* BEGIN *

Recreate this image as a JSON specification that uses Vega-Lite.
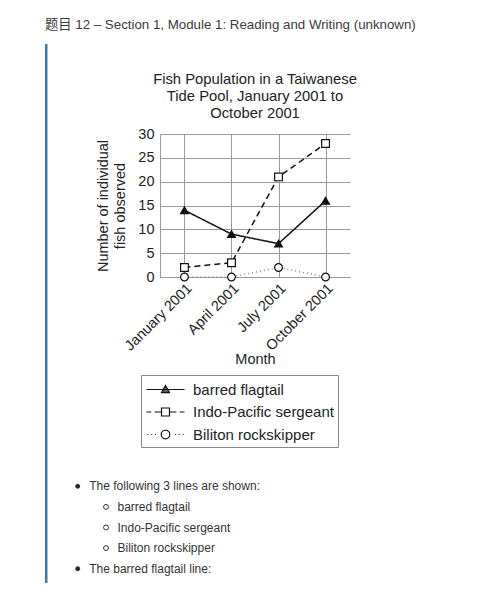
{
  "$schema": "https://vega.github.io/schema/vega-lite/v6.json",
  "padding": {"left": 45, "top": 17, "right": 5, "bottom": 5},
  "config": {"font": "Liberation Sans", "view": {"stroke": null}},
  "title": {
    "text": "题目 12 – Section 1, Module 1: Reading and Writing (unknown)",
    "anchor": "start",
    "font": "Liberation Sans, Noto Sans CJK SC",
    "fontSize": 13.3,
    "fontWeight": "normal",
    "color": "#3a3a3a",
    "offset": 13
  },
  "spacing": 25,
  "resolve": {
    "scale": {"strokeDash": "independent", "stroke": "independent", "fill": "independent", "shape": "independent", "opacity": "independent"},
    "legend": {"opacity": "independent"}
  },
  "hconcat": [
    {
      "width": 2.5,
      "height": 449,
      "data": {"values": [{"top": 1, "bottom": 0}]},
      "mark": {"type": "rect", "color": "#3a78b5"},
      "encoding": {
        "y": {"field": "top", "type": "quantitative", "scale": {"domain": [0, 1], "range": [449, -90]}, "axis": null},
        "y2": {"field": "bottom"}
      }
    },
    {
      "bounds": "flush",
      "spacing": 199,
      "resolve": {
        "scale": {"strokeDash": "independent", "stroke": "independent", "fill": "independent", "shape": "independent", "opacity": "independent"},
        "legend": {"opacity": "independent"}
      },
      "vconcat": [
        {
          "width": 190,
          "height": 143,
          "title": {
            "text": ["Fish Population in a Taiwanese", "Tide Pool, January 2001 to", "October 2001"],
            "font": "Liberation Sans",
            "fontSize": 14.8,
            "fontWeight": "normal",
            "color": "#222",
            "lineHeight": 17,
            "anchor": "middle",
            "frame": "group",
            "offset": 5
          },
          "data": {
            "values": [
              {"month": "January 2001", "species": "barred flagtail", "count": 14},
              {"month": "April 2001", "species": "barred flagtail", "count": 9},
              {"month": "July 2001", "species": "barred flagtail", "count": 7},
              {"month": "October 2001", "species": "barred flagtail", "count": 16},
              {"month": "January 2001", "species": "Indo-Pacific sergeant", "count": 2},
              {"month": "April 2001", "species": "Indo-Pacific sergeant", "count": 3},
              {"month": "July 2001", "species": "Indo-Pacific sergeant", "count": 21},
              {"month": "October 2001", "species": "Indo-Pacific sergeant", "count": 28},
              {"month": "January 2001", "species": "Biliton rockskipper", "count": 0},
              {"month": "April 2001", "species": "Biliton rockskipper", "count": 0},
              {"month": "July 2001", "species": "Biliton rockskipper", "count": 2},
              {"month": "October 2001", "species": "Biliton rockskipper", "count": 0}
            ]
          },
          "encoding": {
            "x": {
              "field": "month",
              "type": "ordinal",
              "sort": ["January 2001", "April 2001", "July 2001", "October 2001"],
              "scale": {"type": "point", "padding": 0.52},
              "title": "Month",
              "axis": {
                "labelAngle": -45,
                "grid": true,
                "gridColor": "#999",
                "domainColor": "#999",
                "ticks": false,
                "labelFontSize": 14.5,
                "labelColor": "#222",
                "labelPadding": 4,
                "titleFontSize": 14.5,
                "titleFontWeight": "normal",
                "titleColor": "#222",
                "titlePadding": 0
              }
            },
            "y": {
              "field": "count",
              "type": "quantitative",
              "scale": {"domain": [0, 30]},
              "axis": {
                "values": [0, 5, 10, 15, 20, 25, 30],
                "title": ["Number of individual", "fish observed"],
                "grid": true,
                "gridColor": "#999",
                "domainColor": "#999",
                "ticks": false,
                "labelPadding": 6,
                "labelFontSize": 14.5,
                "labelColor": "#222",
                "titleFontSize": 14.5,
                "titleFontWeight": "normal",
                "titleColor": "#222",
                "titleLineHeight": 17,
                "titlePadding": 10
              }
            }
          },
          "layer": [
            {
              "mark": {"type": "line", "strokeWidth": 1.5},
              "encoding": {
                "stroke": {
                  "field": "species",
                  "type": "nominal",
                  "scale": {"domain": ["Biliton rockskipper", "barred flagtail", "Indo-Pacific sergeant"], "range": ["#888", "#111", "#111"]},
                  "legend": null
                },
                "strokeDash": {
                  "field": "species",
                  "type": "nominal",
                  "scale": {"domain": ["Indo-Pacific sergeant", "Biliton rockskipper", "barred flagtail"], "range": [[6, 4], [1, 3], [1, 0]]},
                  "legend": null
                }
              }
            },
            {
              "mark": {"type": "point", "size": 60, "strokeWidth": 1.2, "filled": true},
              "encoding": {
                "shape": {
                  "field": "species",
                  "type": "nominal",
                  "scale": {"domain": ["Indo-Pacific sergeant", "Biliton rockskipper", "barred flagtail"], "range": ["square", "circle", "triangle-up"]},
                  "legend": null
                },
                "fill": {
                  "field": "species",
                  "type": "nominal",
                  "scale": {"domain": ["Indo-Pacific sergeant", "Biliton rockskipper", "barred flagtail"], "range": ["#fff", "#fff", "#111"]},
                  "legend": null
                },
                "stroke": {"value": "#111"},
                "opacity": {
                  "field": "species",
                  "type": "nominal",
                  "scale": {"domain": ["barred flagtail", "Indo-Pacific sergeant", "Biliton rockskipper"], "range": [1, 1, 1]},
                  "legend": {
                    "title": null,
                    "orient": "none",
                    "legendX": -19,
                    "legendY": 241,
                    "strokeColor": "#888",
                    "padding": 4,
                    "labelFont": "Liberation Sans",
                    "labelFontSize": 15,
                    "labelColor": "#222",
                    "symbolSize": 361,
                    "symbolStrokeWidth": 1.2,
                    "symbolOffset": 10,
                    "labelOffset": 17,
                    "rowPadding": 3.5,
                    "encoding": {
                      "symbols": {
                        "shape": {
                          "condition": [
                            {"test": "datum.value === 'barred flagtail'", "value": "M-2,0H2M0,-0.42L0.42,0.32L-0.42,0.32Z"},
                            {"test": "datum.value === 'Indo-Pacific sergeant'", "value": "M-2,0H-1.5M-1.15,0H-0.42M0.42,0H1.15M1.5,0H2M-0.42,-0.42H0.42V0.42H-0.42Z"}
                          ],
                          "value": "M-1.9,0H-1.8M-1.5,0H-1.4M-1.1,0H-1M1,0H1.1M1.4,0H1.5M1.8,0H1.9M0.45,0A0.45,0.45,0,1,1,-0.45,0A0.45,0.45,0,1,1,0.45,0Z"
                        },
                        "fill": {
                          "condition": {"test": "datum.value === 'barred flagtail'", "value": "#111"},
                          "value": "#fff"
                        },
                        "stroke": {"value": "#111"}
                      }
                    }
                  }
                }
              }
            }
          ]
        },
        {
          "width": 250,
          "height": 103,
          "data": {
            "values": [
              {"line": 1, "level": 1, "text": "The following 3 lines are shown:"},
              {"line": 2, "level": 2, "text": "barred flagtail"},
              {"line": 3, "level": 2, "text": "Indo-Pacific sergeant"},
              {"line": 4, "level": 2, "text": "Biliton rockskipper"},
              {"line": 5, "level": 1, "text": "The barred flagtail line:"}
            ]
          },
          "encoding": {
            "x": {"field": "level", "type": "quantitative", "scale": {"domain": [1, 2], "range": [-82.3, -54]}, "axis": null},
            "y": {"field": "line", "type": "ordinal", "scale": {"type": "point", "padding": 0.5}, "axis": null}
          },
          "layer": [
            {
              "mark": {"type": "point", "shape": "circle", "strokeWidth": 1, "opacity": 1, "filled": true},
              "encoding": {
                "fill": {"condition": {"test": "datum.level === 1", "value": "#222"}, "value": "#fff"},
                "size": {"condition": {"test": "datum.level === 1", "value": 16}, "value": 24},
                "stroke": {"value": "#333"}
              }
            },
            {
              "mark": {"type": "text", "align": "left", "baseline": "middle", "dx": 11.5, "fontSize": 12, "color": "#333"},
              "encoding": {"text": {"field": "text"}}
            }
          ]
        }
      ]
    }
  ]
}
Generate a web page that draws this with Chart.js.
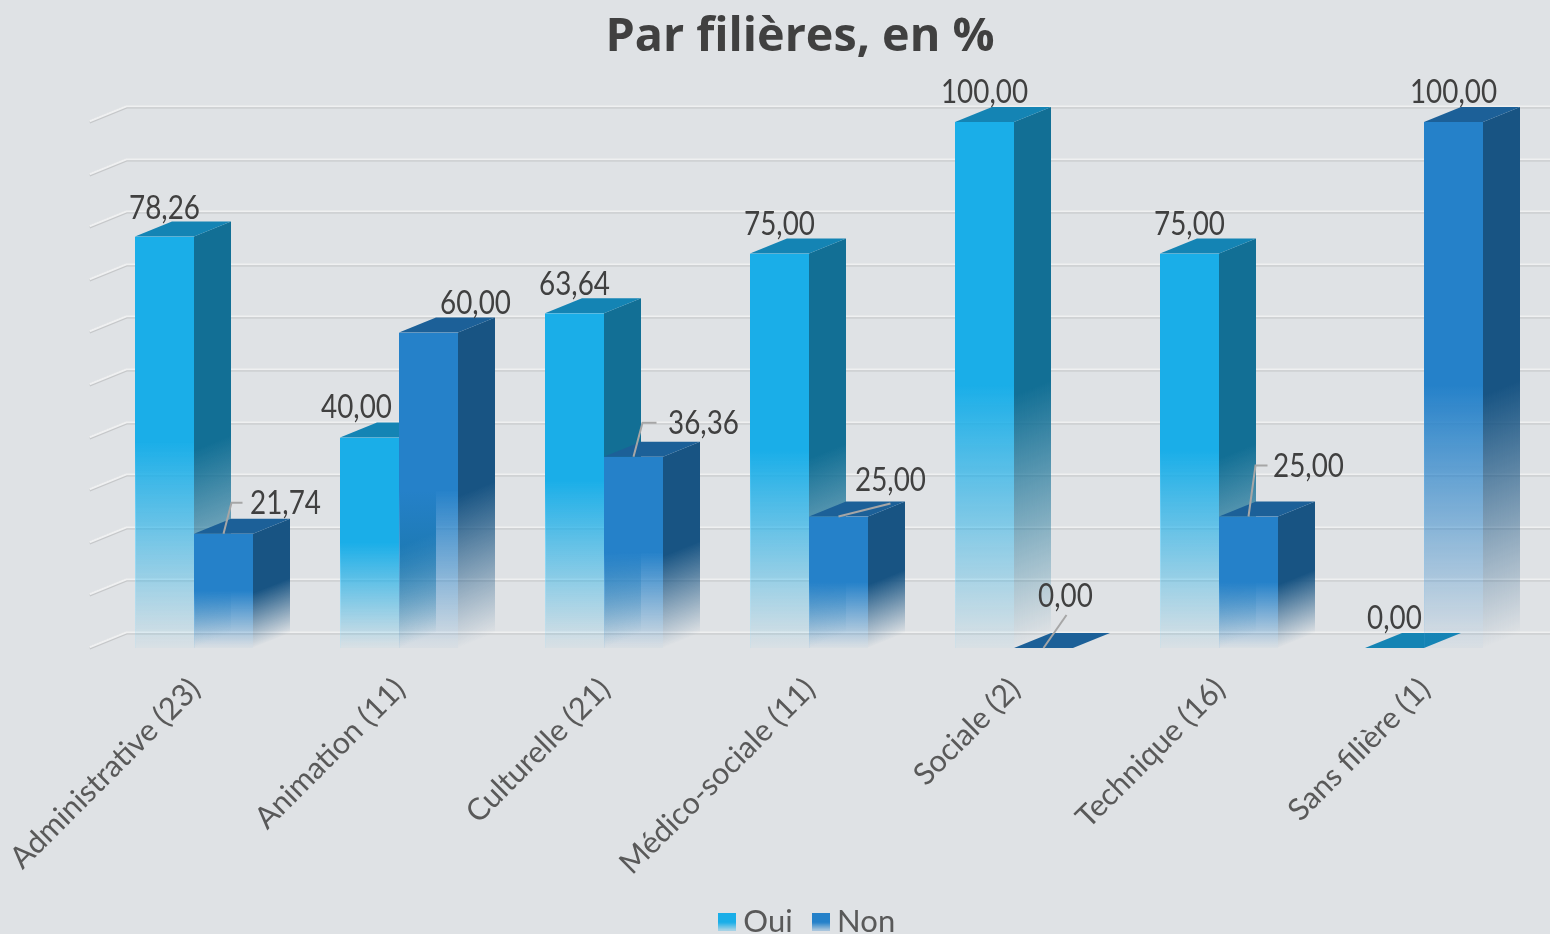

* END *

* **EXERCISE GOAL**: Extract all lines from the material above that include the word "this".

* **FINAL RESULT**:
Recreate this image as a JSON specification that uses Vega-Lite.
Generate a web page that draws this with Chart.js.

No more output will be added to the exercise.